8. Review and adjust.

Your financial life is dynamic, so your tracking system should be too.

Monthly Review

Sit down once a month to compare your actual spending against your budget. Celebration is just as important as correction—acknowledge where you did well!

Adjust the budget as needed.

If your rent goes up or you pay off a loan, update your budget immediately. A rigid budget breaks; a flexible budget bends and survives.

Start Your Journey to Financial Freedom

Tracking your daily expenses is the cornerstone of financial health. It might feel tedious at first, but the clarity and control you gain are well worth the effort. Start today. Pick a method, log your first expense, and take the first step toward a smarter, stress-free financial future.

FAQs

1. How often should I track my expenses?

Ideally, record expenses daily. This takes less time than trying to recall a week’s worth of transactions and ensures better accuracy.

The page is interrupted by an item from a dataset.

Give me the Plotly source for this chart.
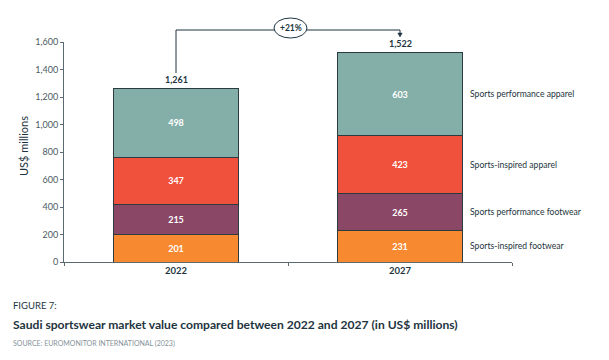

2. What is the 50/30/20 rule?

This is a popular budgeting method where you allocate 50% of your income to needs (rent, food), 30% to wants (entertainment, dining out), and 20% to savings and debt repayment.

3. Do I need to track cash expenses?

Yes! Cash is often the easiest money to lose track of. Keep receipts or jot down cash spent immediately to ensure your records are complete.

4. Can tracking expenses help with debt?

Absolutely. By identifying “leaks” in your budget (money spent on non-essentials), you can redirect those funds toward paying down debt faster.

5. Is it safe to link bank accounts to tracking apps?

Most reputable budgeting apps use bank-level encryption and read-only access, meaning they cannot move your money. However, always research an app’s security features before connecting your accounts.